Prime Minister Imran Khan on Monday shared that he is considering "talking to insurgents" in Balochistan, saying that the government would never have had to worry about insurgency in the province if attention had been paid to its development.
He made the comments while addressing a gathering of local elders, students and business leaders in Gwadar during a one-day visit to the city. The premier said that he had always thought that when the PTI came to power, the government would pay attention to Balochistan because when the province progressed and there was peace, Balochistan's people would "understand that Pakistan is also theirs and say 'we should also fight for it because it thinks of our basic needs and problems'".
He said that if development work had been carried out in the province, "we would never have had to worry about insurgents."
"It may be that they had grievances in the old times and may have been used by other countries ... India may have used them to spread chaos but the situation [now] is not the same," he added.
The prime minister said that even though the economic situation of the country was better, it was still not good enough that the government could give "so much money" to Balochistan from the funds allocated for federal public sector development projects (PSDP).

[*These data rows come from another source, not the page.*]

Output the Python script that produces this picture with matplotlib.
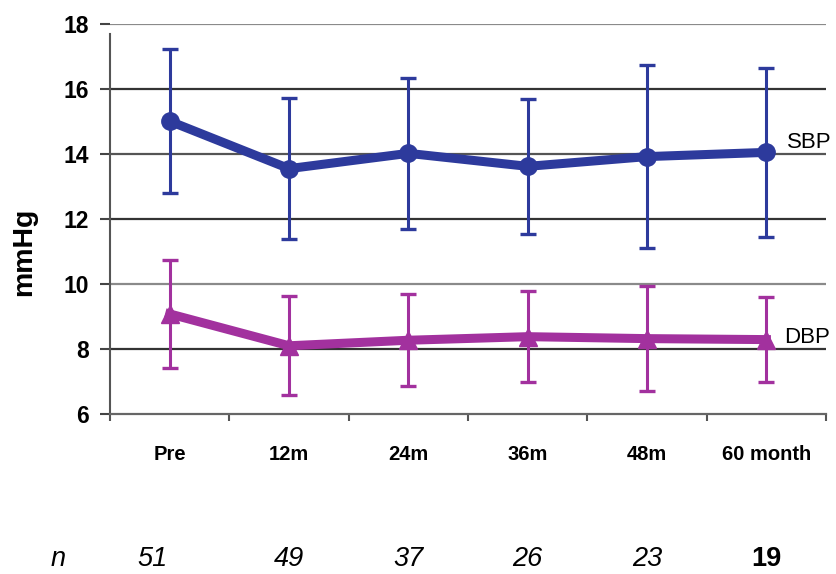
import matplotlib.pyplot as plt
import matplotlib.transforms as mtransforms

plt.rcParams['font.family'] = ['Liberation Sans', 'DejaVu Sans']

# datos
periods = ['Pre', '12m', '24m', '36m', '48m', '60 month']
n_patients = ['51', '49', '37', '26', '23', '19']

sbp_mean = [15.01, 13.55, 14.02, 13.62, 13.92, 14.05]
sbp_sd = [2.22, 2.17, 2.33, 2.08, 2.82, 2.60]

dbp_mean = [9.08, 8.10, 8.27, 8.38, 8.32, 8.29]
dbp_sd = [1.66, 1.52, 1.42, 1.40, 1.62, 1.31]

sbp_color = '#2D3A9C'
dbp_color = '#A2319E'

fig = plt.figure(figsize=(8.36, 5.74), dpi=100)
ax = fig.add_axes([0.1316, 0.2787, 0.8565, 0.6795])

x = list(range(len(periods)))

# lineas horizontales
grid_colors = {8: '#333333', 10: '#8a8a8a', 12: '#333333',
               14: '#555555', 16: '#333333', 18: '#8a8a8a'}
for yv, c in grid_colors.items():
    ax.axhline(yv, color=c, lw=1.6, zorder=1)

# SBP
ax.errorbar(x, sbp_mean, yerr=sbp_sd, color=sbp_color, lw=6.5, marker='o',
            ms=12.5, elinewidth=2.2, capsize=6, capthick=2.4, zorder=3)
# DBP
ax.errorbar(x, dbp_mean, yerr=dbp_sd, color=dbp_color, lw=6.5, marker='^',
            ms=13, elinewidth=2.2, capsize=6, capthick=2.4, zorder=3)

ax.set_xlim(-0.5, 5.5)
ax.set_ylim(6, 18)
ax.set_yticks([6, 8, 10, 12, 14, 16, 18])
ax.tick_params(axis='y', direction='out', length=7, width=1.5,
               color='#444444', pad=8, labelsize=16.5)
for lab in ax.get_yticklabels():
    lab.set_fontweight('bold')

# ticks del eje x en los limites de categoria, etiquetas en el centro
ax.set_xticks([i - 0.5 for i in range(len(periods) + 1)])
ax.set_xticklabels([])
ax.tick_params(axis='x', which='major', direction='out', length=5, width=1.5,
               color='#555555')
ax.set_xticks(x, minor=True)
ax.set_xticklabels(periods, minor=True, fontsize=14.5, fontweight='bold')
ax.tick_params(axis='x', which='minor', length=0, pad=22)

for side in ['top', 'right']:
    ax.spines[side].set_visible(False)
ax.spines['left'].set_color('#555555')
ax.spines['left'].set_linewidth(1.5)
ax.spines['left'].set_bounds(6, 17.7)
ax.spines['bottom'].set_color('#666666')
ax.spines['bottom'].set_linewidth(1.6)

# etiquetas de las series
ax.text(5.17, 14.35, 'SBP', fontsize=16, va='center', ha='left')
ax.text(5.15, 8.35, 'DBP', fontsize=16, va='center', ha='left')

fig.text(24 / 836, 1 - 252 / 574, 'mmHg', rotation=90, fontsize=20.5,
         fontweight='bold', ha='center', va='center')

# fila de n
n_y = 1 - 559 / 574
trans = mtransforms.blended_transform_factory(ax.transData, fig.transFigure)
fig.text(58 / 836, n_y, 'n', fontsize=19.5, style='italic',
         ha='center', va='center')
for i, nv in enumerate(n_patients):
    xi = i - 0.14 if i == 0 else i
    if i == len(n_patients) - 1:
        ax.text(xi, n_y, nv, transform=trans, fontsize=19.5,
                fontweight='bold', ha='center', va='center')
    else:
        ax.text(xi, n_y, nv, transform=trans, fontsize=19.5,
                style='italic', ha='center', va='center')

fig.savefig('out.png', dpi=100)
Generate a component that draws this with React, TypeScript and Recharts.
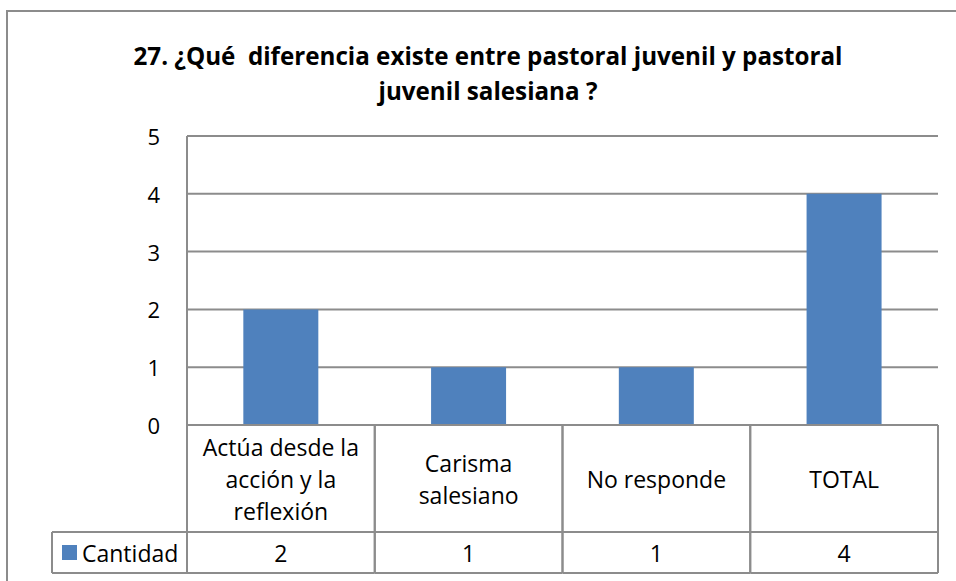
import React from 'react';
import { BarChart, Bar, XAxis, YAxis, CartesianGrid } from 'recharts';

const titleLines = ['27. ¿Qué  diferencia existe entre pastoral juvenil y pastoral', 'juvenil salesiana ?'];
const categories = ['Actúa desde la acción y la reflexión', 'Carisma salesiano', 'No responde', 'TOTAL'];
const cantidad = [2, 1, 1, 4];
const seriesName = 'Cantidad';
const yTicks = [0, 1, 2, 3, 4, 5];

const data = categories.map((name, i) => ({ name, [seriesName]: cantidad[i] }));

const W = 956;
const H = 581;
const PLOT_L = 187;
const PLOT_R = 938;
const PLOT_T = 136;
const PLOT_B = 425;
const ROW1_B = 532;
const ROW2_B = 573;
const LEGEND_L = 52;
const Y_AXIS_W = 60;
const BAR_COLOR = '#4f81bd';
const LINE = '#8c8c8c';
const FONT = '"Open Sans", "DejaVu Sans", sans-serif';
const FS = 23;
const LINE_H = 32;

// greedy wrap by characters, like excel does in the table cells
const wrap = (text: string, max: number) => {
  const words = text.split(' ');
  const lines: string[] = [];
  let cur = '';
  words.forEach((w) => {
    const next = cur ? cur + ' ' + w : w;
    if (next.length > max && cur) {
      lines.push(cur);
      cur = w;
    } else {
      cur = next;
    }
  });
  if (cur) lines.push(cur);
  return lines;
};

const YTick = (props: any) => {
  const { y, payload } = props;
  return (
    <text x={160} y={y} textAnchor="end" dominantBaseline="central" fontSize={22} fontFamily={FONT} fill="#000">
      {payload.value}
    </text>
  );
};

const TableTick = (props: any) => {
  const { x, payload, index } = props;
  const hw = (PLOT_R - PLOT_L) / categories.length / 2;
  const lines = wrap(payload.value, 14);
  const midY = (PLOT_B + ROW1_B) / 2;
  const startY = midY - ((lines.length - 1) * LINE_H) / 2;
  return (
    <g>
      <line x1={x - hw} y1={PLOT_B} x2={x - hw} y2={ROW2_B} stroke={LINE} strokeWidth={2} />
      <line x1={x + hw} y1={PLOT_B} x2={x + hw} y2={ROW2_B} stroke={LINE} strokeWidth={2} />
      <line x1={x - hw} y1={ROW1_B} x2={x + hw} y2={ROW1_B} stroke={LINE} strokeWidth={2} />
      <line x1={x - hw} y1={ROW2_B} x2={x + hw} y2={ROW2_B} stroke={LINE} strokeWidth={2} />
      {lines.map((ln, i) => (
        <text key={i} x={x} y={startY + i * LINE_H} textAnchor="middle" dominantBaseline="central" fontSize={FS} fontFamily={FONT} fill="#000">
          {ln}
        </text>
      ))}
      <text x={x} y={(ROW1_B + ROW2_B) / 2} textAnchor="middle" dominantBaseline="central" fontSize={FS} fontFamily={FONT} fill="#000">
        {cantidad[index]}
      </text>
      {index === 0 && (
        <g>
          <line x1={LEGEND_L} y1={ROW1_B} x2={x - hw} y2={ROW1_B} stroke={LINE} strokeWidth={2} />
          <line x1={LEGEND_L} y1={ROW2_B} x2={x - hw} y2={ROW2_B} stroke={LINE} strokeWidth={2} />
          <line x1={LEGEND_L} y1={ROW1_B} x2={LEGEND_L} y2={ROW2_B} stroke={LINE} strokeWidth={2} />
          <rect x={62} y={545} width={15} height={15} fill={BAR_COLOR} />
          <text x={82} y={(ROW1_B + ROW2_B) / 2} dominantBaseline="central" fontSize={FS} fontFamily={FONT} fill="#000">
            {seriesName}
          </text>
        </g>
      )}
    </g>
  );
};

export default function App() {
  return (
    <div style={{ position: 'absolute', left: 0, top: 0, width: W, height: H, overflow: 'hidden', background: '#fff' }}>
      <div style={{ position: 'absolute', left: 6, top: 10, width: 1000, height: 1000, border: `2px solid ${LINE}` }} />
      <div
        style={{
          position: 'absolute',
          left: 0,
          top: 38,
          width: 976,
          textAlign: 'center',
          fontFamily: FONT,
          fontWeight: 700,
          fontSize: 24.2,
          lineHeight: '35px',
          whiteSpace: 'pre',
          color: '#000',
        }}
      >
        {titleLines.map((t) => (
          <div key={t}>{t}</div>
        ))}
      </div>
      <div style={{ position: 'absolute', left: 0, top: 0 }}>
        <BarChart
          width={W}
          height={H}
          data={data}
          margin={{ top: PLOT_T, right: W - PLOT_R, bottom: H - ROW2_B, left: PLOT_L - Y_AXIS_W }}
          barCategoryGap="30%"
        >
          <CartesianGrid vertical={false} stroke={LINE} strokeWidth={2} />
          <YAxis
            width={Y_AXIS_W}
            domain={[0, 5]}
            ticks={yTicks}
            interval={0}
            tickLine={false}
            axisLine={{ stroke: LINE, strokeWidth: 2 }}
            tick={<YTick />}
          />
          <XAxis
            dataKey="name"
            height={ROW2_B - PLOT_B}
            interval={0}
            tickLine={false}
            axisLine={{ stroke: LINE, strokeWidth: 2 }}
            tick={<TableTick />}
          />
          <Bar dataKey={seriesName} fill={BAR_COLOR} isAnimationActive={false} />
        </BarChart>
      </div>
    </div>
  );
}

"But we have given the biggest package to Balochistan because we believe that justice has indeed not been done with the people of Balochistan; they have been left behind."
He added that the "Centre did not do justice with Balochistan and neither did its politicians." The money that was supposed to be spent on the development of the province was spent by the politicians on themselves, he said.
"The sense of deprivation that started spreading in Balochistan, it would never have spread if the politicians in Balochistan had spent money in the right way."
Sharing projects the federal government was initiating in Gwadar, the prime minister said that efforts were being made to set up a desalination plant in the city as soon as possible. In addition, a 300-bed teaching hospital would also be built, he said.
He also shared that the government had imposed a complete ban on the entry of foreign fishing trawlers in Pakistan's waters in order to protect local fishermen who he said had been working for decades and were now seeing their livelihoods reduced.
The premier said he was specifically "talking about Chinese trawlers", adding that the Chinese government "would not think bad [because] we have very good relations". He assured the fishermen, "we will give full protection."
He said that out of a total allocation of Rs10 billion for the Kamyab Jawan programme in the province, Rs5bn had been spent on upgrading fishing boats and other equipment.
At the outset of his speech, the premier lamented that previous governments had not paid attention to Balochistan, saying that the "reason could be found in the parliamentary democracy system in Pakistan".
"If I too became the prime minister and my only purpose is to win the election and I do everything for that, I too will not pay attention to Balochistan because I cannot win the election from Balochistan.
"I would think that instead of visiting Balochistan, why don't I go to London to spend my summers and shop from Harrods? I would have earned money from corruption with great difficulty, why should I not spend it in London?" he said in an apparent reference to former prime minister Nawaz Sharif.
The premier said that Nawaz had made 24 trips to London during his tenure, of which 23 were private trips and only one was an official visit. "I think he didn't come to Balochistan even two times."
He added that former president Asif Ali Zardari had made 81 trips to Dubai during his tenure, saying "the purposes of those because of whom Pakistan did not reach the position it should have were different."
"If someone thinks of Pakistan, he will definitely think of Balochistan. If somebody thinks of election, he will think that there are more National Assembly seats in just Faisalabad division than in [the whole of] Balochistan so he should only pay attention to that."
Prime Minister Imran said it was the "misfortune" of those politicians because they did not realise if they had paid attention to the whole of Pakistan, "they would still be the prime minister today."
He noted that a country could only progress if all its areas progressed, adding "it cannot happen that a small area rises and the others don't."
The premier said every area had its advantages, pointing out that Balochistan had the most mineral resources, Punjab was a bread basket because of its wheat production, Karachi was the financial capital and the northern areas and Khyber Pakhtunkhwa were tourist hubs.
"How does a country rise? When it combines the different advantages of different areas, it rises," he said.